NEWCASTLE, ENGLAND —
General Electric's oil and gas division will start pilot production of 3D printed metal fuel nozzles for its gas turbines in the second half of this year, a major step towards using the technology for mass-manufactured parts in the industry.
Full production of the printed fuel nozzles is expected in 2015, Eric Gebhardt, chief technology officer at GE Oil & Gas
, told Reuters.
The move follows hot on the heels of GE Aviation, which said last year it would use 3D printing to produce fuel nozzles for its LEAP jet engine, a high profile decision that for many sealed the commerciality of the technique.
Oil services firm Halliburton has also used 3D printing to produce parts used in drilling although not on such a large scale.
Forms of advanced manufacturing are increasingly vital in the oil and gas sector as companies move into extreme environments such as ultra deep-water or the Arctic.
3D printing allows complex shapes to be built up in layers from particles of plastics or metal, enabling engineers to realize designs impossible to mass-manufacture before.
GE Oil and Gas, one of GE's fastest growing divisions, is investing $100 million over the next two years on technology development with a “significant portion” going on 3D printing, also known as additive manufacturing. The division has installed dozens of plastic and metal 3D printers across its businesses.
Fuel nozzles, which feeds combustion in a gas turbine, are currently made by welding together a number of sub-components, a process hugely simplified by printing it in one piece.
The other piece of kit that GE Oil and Gas is looking to produce using 3D printers is electric submersible pumps used to artificially bring oil to the surface.
“Most of these are about four or five inches in diameter and then about an inch or two in height. It's the right size to put into some of the additive manufacturing,” Gebhardt said.
The technology is still mainly used for prototyping, but even in this seemingly basic use, improvements can be dramatic.
At GE's pipeline inspection plant in Newcastle, where monitoring robots known as pigs are assembled, the design loop which once took 12 weeks is now done in 12 hours thanks to an on-site 3D printer the size of a hotel minibar fridge.
Pigs are custom designed to deal with the particular pipeline, whether it be hundreds of meters under the sea or full of corrosive sour gas.

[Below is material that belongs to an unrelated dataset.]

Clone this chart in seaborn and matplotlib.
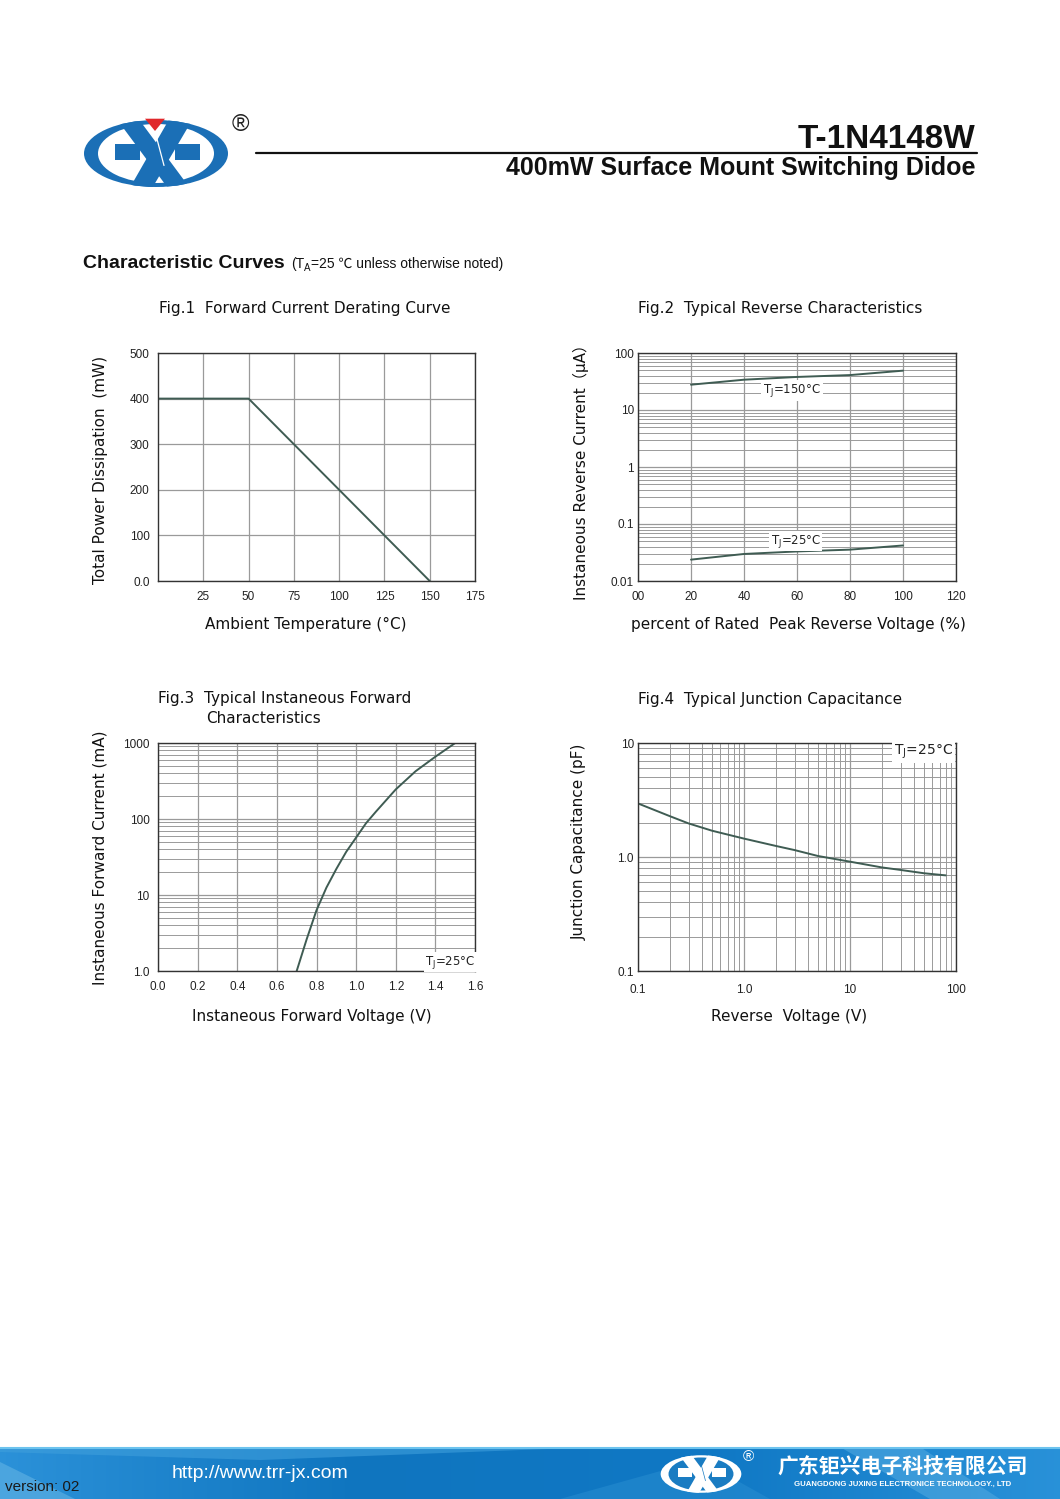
"""
T-1N4148W datasheet page: four characteristic curves with header and footer.
"""

import matplotlib.pyplot as plt
import numpy as np
import seaborn as sns
from matplotlib.patches import Ellipse, Polygon, Rectangle
from matplotlib.ticker import LogLocator, NullFormatter

# --- data ---

# Fig.1 derating curve
derate_temp = [0, 50, 150]
derate_power = [400, 400, 0]

# Fig.2 reverse current vs percent of rated voltage
rev_pct = [20, 40, 60, 80, 100]
rev_ir_150 = [27.8, 34, 38, 41, 49]
rev_ir_25 = [0.0237, 0.0298, 0.033, 0.0355, 0.042]

# Fig.3 forward characteristics
fwd_v = [0.70, 0.75, 0.80, 0.85, 0.90, 0.95, 1.00, 1.05, 1.10, 1.20, 1.30, 1.40, 1.50]
fwd_i = [1.0, 2.6, 6.3, 12.5, 22, 37, 57, 88, 125, 245, 425, 660, 1000]

# Fig.4 junction capacitance
cap_v = [0.1, 0.2, 0.3, 0.5, 1.0, 2.0, 3.0, 5.0, 10, 20, 30, 50, 80]
cap_c = [2.95, 2.28, 1.97, 1.70, 1.45, 1.25, 1.15, 1.02, 0.91, 0.81, 0.77, 0.72, 0.69]

W, H = 1060, 1499
LINE = "#3f5c53"
GRID = "#9a9a9a"
TICK_FONT = ["Liberation Sans", "DejaVu Sans"]
LABEL_FONT = ["DejaVu Sans"]

sns.set_style("white")
plt.rcParams["font.family"] = ["DejaVu Sans"]
plt.rcParams["mathtext.fontset"] = "dejavusans"

fig = plt.figure(figsize=(W / 100, H / 100), dpi=100)

# overlay in pixel coordinates for header/footer/labels
ov = fig.add_axes([0, 0, 1, 1])
ov.set_xlim(0, W)
ov.set_ylim(H, 0)
ov.axis("off")


def chart_axes(left, top, right, bottom):
    return fig.add_axes([left / W, 1 - bottom / H, (right - left) / W, (bottom - top) / H])


def draw_logo(cx, cy, s, color, inner, red=True):
    outer = Ellipse((cx, cy), 144 * s, 67 * s, facecolor=color, edgecolor="none", zorder=2)
    ov.add_patch(outer)
    ov.add_patch(Ellipse((cx, cy), 116 * s, 59 * s, facecolor=inner, edgecolor="none", zorder=3))
    bars = [(-41, -10, 25, 16), (19, -10, 25, 16)]
    for bx, by, bw, bh in bars:
        ov.add_patch(Rectangle((cx + bx * s, cy + by * s), bw * s, bh * s,
                               facecolor=color, edgecolor="none", zorder=4))
    bands = [
        [(-39, -34), (-17, -34), (33.5, 34), (11.5, 34)],
        [(13, -34), (36.5, -34), (-3.5, 34), (-26, 34)],
    ]
    for pts in bands:
        poly = Polygon([(cx + px * s, cy + py * s) for px, py in pts],
                       facecolor=color, edgecolor="none", zorder=5)
        ov.add_patch(poly)
        poly.set_clip_path(outer)
    # thin white seam through the crossing
    ov.plot([cx - 1 * s, cx + 8 * s], [cy - 22 * s, cy + 12 * s], color=inner, lw=0.9 * s,
            zorder=5.5)
    if red:
        ov.add_patch(Polygon([(cx - 11 * s, cy - 34.8 * s), (cx + 9 * s, cy - 34.8 * s),
                              (cx - 1 * s, cy - 22.5 * s)], facecolor="#e0282b",
                             edgecolor="none", zorder=6))


def style_axes(ax, xpad, ypad):
    ax.set_facecolor("white")
    for sp in ax.spines.values():
        sp.set_color("#333333")
        sp.set_linewidth(1.0)
        sp.set_visible(True)
    ax.tick_params(which="both", length=0, labelsize=8.5, colors="#222222")
    ax.tick_params(axis="x", pad=xpad)
    ax.tick_params(axis="y", pad=ypad)
    for lab in ax.get_xticklabels() + ax.get_yticklabels():
        lab.set_family(TICK_FONT)
    ax.set_xlabel(None)
    ax.set_ylabel(None)
    ax.set_axisbelow(True)


# --- header ---
draw_logo(156, 153.5, 1.0, "#1b6fb6", "white")
ov.text(240, 125, "®", fontsize=17, ha="center", va="center", color="#222222", family=TICK_FONT)
ov.plot([256, 977], [153, 153], color="#111111", lw=1.6)
ov.text(975, 148, "T-1N4148W", fontsize=24, fontweight="bold", ha="right", va="baseline",
        color="#111111", family=TICK_FONT)
ov.text(975, 175, "400mW Surface Mount Switching Didoe", fontsize=18, fontweight="bold",
        ha="right", va="baseline", color="#111111", family=TICK_FONT)
ov.text(83, 268, "Characteristic Curves", fontsize=14, fontweight="bold", ha="left",
        va="baseline", color="#111111", family=TICK_FONT)
t1 = ov.text(291, 268, "(T", fontsize=10, ha="left", va="baseline", color="#111111",
             family=TICK_FONT)
t2 = ov.annotate("A", xy=(1, 0), xycoords=t1, xytext=(0, -1.5), textcoords="offset points",
                 fontsize=7, ha="left", va="bottom", color="#111111", family=TICK_FONT)
ov.annotate("=25 ℃ unless otherwise noted)", xy=(1, 0), xycoords=t2, xytext=(0, 1.5),
            textcoords="offset points", fontsize=10, ha="left", va="bottom", color="#111111",
            family=["Liberation Sans", "Noto Sans CJK SC"])

# --- Fig.1 ---
ax1 = chart_axes(158, 353, 475, 581)
sns.lineplot(x=derate_temp, y=derate_power, ax=ax1, color=LINE, lw=1.4)
ax1.set_xlim(0, 175)
ax1.set_ylim(0, 500)
ax1.set_xticks([25, 50, 75, 100, 125, 150, 175])
ax1.set_yticks([0, 100, 200, 300, 400, 500])
ax1.set_yticklabels(["0.0", "100", "200", "300", "400", "500"])
ax1.grid(True, color=GRID, lw=0.9)
style_axes(ax1, 7, 6)

# --- Fig.2 ---
ax2 = chart_axes(638, 353, 956, 581)
sns.lineplot(x=rev_pct, y=rev_ir_150, ax=ax2, color=LINE, lw=1.4)
sns.lineplot(x=rev_pct, y=rev_ir_25, ax=ax2, color=LINE, lw=1.4)
ax2.set_yscale("log")
ax2.set_xlim(0, 120)
ax2.set_ylim(0.01, 100)
ax2.set_xticks([0, 20, 40, 60, 80, 100, 120])
ax2.set_xticklabels(["00", "20", "40", "60", "80", "100", "120"])
ax2.set_yticks([0.01, 0.1, 1, 10, 100])
ax2.set_yticklabels(["0.01", "0.1", "1", "10", "100"])
ax2.yaxis.set_minor_locator(LogLocator(base=10, subs=np.arange(2, 10)))
ax2.yaxis.set_minor_formatter(NullFormatter())
ax2.grid(True, which="major", color=GRID, lw=0.9)
ax2.grid(True, which="minor", axis="y", color=GRID, lw=0.7)
style_axes(ax2, 7, 3)
ax2.text(58, 22, "T$_\\mathrm{J}$=150°C", fontsize=8.5, ha="center", va="center", color="#222222",
         bbox=dict(facecolor="white", edgecolor="none", pad=1.5))
ax2.text(59.5, 0.05, "T$_\\mathrm{J}$=25°C", fontsize=8.5, ha="center", va="center", color="#222222",
         bbox=dict(facecolor="white", edgecolor="none", pad=1))

# --- Fig.3 ---
ax3 = chart_axes(158, 743, 475, 971)
sns.lineplot(x=fwd_v, y=fwd_i, ax=ax3, color=LINE, lw=1.4)
ax3.set_yscale("log")
ax3.set_xlim(0, 1.6)
ax3.set_ylim(1, 1000)
ax3.set_xticks([0, 0.2, 0.4, 0.6, 0.8, 1.0, 1.2, 1.4, 1.6])
ax3.set_xticklabels(["0.0", "0.2", "0.4", "0.6", "0.8", "1.0", "1.2", "1.4", "1.6"])
ax3.set_yticks([1, 10, 100, 1000])
ax3.set_yticklabels(["1.0", "10", "100", "1000"])
ax3.yaxis.set_minor_locator(LogLocator(base=10, subs=np.arange(2, 10)))
ax3.yaxis.set_minor_formatter(NullFormatter())
ax3.grid(True, which="major", color=GRID, lw=0.9)
ax3.grid(True, which="minor", axis="y", color=GRID, lw=0.7)
style_axes(ax3, 7.5, 6)
ax3.text(1.475, 1.3, "T$_\\mathrm{J}$=25°C", fontsize=8.5, ha="center", va="center", color="#222222",
         bbox=dict(facecolor="white", edgecolor="none", pad=1))

# --- Fig.4 ---
ax4 = chart_axes(638, 743, 956, 971)
sns.lineplot(x=cap_v, y=cap_c, ax=ax4, color=LINE, lw=1.4)
ax4.set_xscale("log")
ax4.set_yscale("log")
ax4.set_xlim(0.1, 100)
ax4.set_ylim(0.1, 10)
ax4.set_xticks([0.1, 1, 10, 100])
ax4.set_xticklabels(["0.1", "1.0", "10", "100"])
ax4.set_yticks([0.1, 1, 10])
ax4.set_yticklabels(["0.1", "1.0", "10"])
for axis in (ax4.xaxis, ax4.yaxis):
    axis.set_minor_locator(LogLocator(base=10, subs=np.arange(2, 10)))
    axis.set_minor_formatter(NullFormatter())
ax4.grid(True, which="major", color=GRID, lw=0.9)
ax4.grid(True, which="minor", color=GRID, lw=0.7)
style_axes(ax4, 9, 3)
ax4.text(49, 8.3, "T$_\\mathrm{J}$=25°C", fontsize=10, ha="center", va="center", color="#222222",
         bbox=dict(facecolor="white", edgecolor="none", pad=1.5))

# --- figure titles and axis labels ---
title_kw = dict(fontsize=11, ha="left", va="center", color="#111111", family=LABEL_FONT)
ov.text(159, 308, "Fig.1  Forward Current Derating Curve", **title_kw)
ov.text(638, 308, "Fig.2  Typical Reverse Characteristics", **title_kw)
ov.text(158, 698, "Fig.3  Typical Instaneous Forward", **title_kw)
ov.text(206, 718, "Characteristics", **title_kw)
ov.text(638, 699, "Fig.4  Typical Junction Capacitance", **title_kw)

lab_kw = dict(fontsize=11, ha="center", va="center", color="#111111", family=LABEL_FONT)
ov.text(306, 624, "Ambient Temperature (°C)", **lab_kw)
ov.text(798, 624, "percent of Rated  Peak Reverse Voltage (%)", **lab_kw)
ov.text(312, 1016, "Instaneous Forward Voltage (V)", **lab_kw)
ov.text(789, 1016, "Reverse  Voltage (V)", **lab_kw)
ov.text(100, 470, "Total Power Dissipation  (mW)", rotation=90, **lab_kw)
ov.text(581, 468, "Instaneous Reverse Current（μA）", rotation=90,
        **{**lab_kw, "family": ["DejaVu Sans", "Noto Sans CJK SC"]})
ov.text(100, 858, "Instaneous Forward Current (mA)", rotation=90, **lab_kw)
ov.text(579, 842, "Junction Capacitance (pF)", rotation=90, **lab_kw)

# --- footer band ---
stops = np.array([[0.17, 0.57, 0.85], [0.06, 0.46, 0.75], [0.06, 0.47, 0.77], [0.16, 0.57, 0.85]])
pos = np.linspace(0, 1, len(stops))
xs = np.linspace(0, 1, 400)
grad = np.stack([np.interp(xs, pos, stops[:, k]) for k in range(3)], axis=-1)[None, :, :]
ov.imshow(grad, extent=[0, W, H, 1447], aspect="auto", zorder=1)
ov.add_patch(Polygon([(0, 1462), (75, 1499), (0, 1499)], facecolor="#5aaee2", edgecolor="none",
                     alpha=0.7, zorder=1.5))
ov.add_patch(Polygon([(0, 1447), (600, 1447), (260, 1460), (0, 1452)], facecolor="#3f9fdc",
                     edgecolor="none", alpha=0.6, zorder=1.5))
ov.add_patch(Polygon([(840, 1447), (920, 1447), (1000, 1499), (930, 1499)], facecolor="#4fa8e0",
                     edgecolor="none", alpha=0.6, zorder=1.5))
ov.add_patch(Polygon([(560, 1499), (700, 1460), (770, 1499)], facecolor="#2a8fd2",
                     edgecolor="none", alpha=0.5, zorder=1.5))
ov.plot([0, W], [1447.5, 1447.5], color="#6cc3ee", lw=1.5, zorder=1.6)

draw_logo(701, 1474, 0.56, "white", "#1a7cc2", red=False)
ov.text(748, 1457, "®", fontsize=11, ha="center", va="center", color="white", family=TICK_FONT,
        zorder=7)
ov.text(5, 1487, "version: 02", fontsize=11, ha="left", va="center", color="#1a1a1a",
        family=TICK_FONT, zorder=7)
ov.text(172, 1474, "http://www.trr-jx.com", fontsize=14, ha="left", va="center", color="white",
        family=TICK_FONT, zorder=7)
ov.text(903, 1467, "广东钜兴电子科技有限公司", fontsize=15, fontweight="bold", ha="center",
        va="center", color="white", family=["Noto Sans CJK SC", "DejaVu Sans"], zorder=7)
ov.text(903, 1484, "GUANGDONG JUXING ELECTRONICE TECHNOLOGY., LTD", fontsize=5.6,
        fontweight="bold", ha="center", va="center", color="white", family=TICK_FONT, zorder=7)

fig.savefig("out.png", dpi=100, facecolor="white")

Trial parts can now be printed on location, in plastic, to see whether they fit and work properly. Only then is the part ordered, paid for and delivered in the final material.
For senior engineer Dave Bell the printer is one of the biggest shifts he has seen in his 30 years at the site.
“It's a game changer,” he said. “Engineering is all about compromise and this allows you to trial concepts quickly and cheaply.”
But challenges remain, predominantly around the size that can be printed and the surface finish produced.
“Now we're going to have to see how large they can get over time,” Gebhardt said. “Will it follow Moore's law where it is going to double in size every 18 months? That's kind of what we're seeing right now. But when is it going to reach a natural inflection point? That's something we have to work through.”
For Richard Hague, a professor at Nottingham University and an expert in additive manufacturing, the size of much of the equipment used in the oil and gas industry is simply too big.
“It's cost effective if it's small and complicated, but when it's large and complicated it's much less effective,” he said.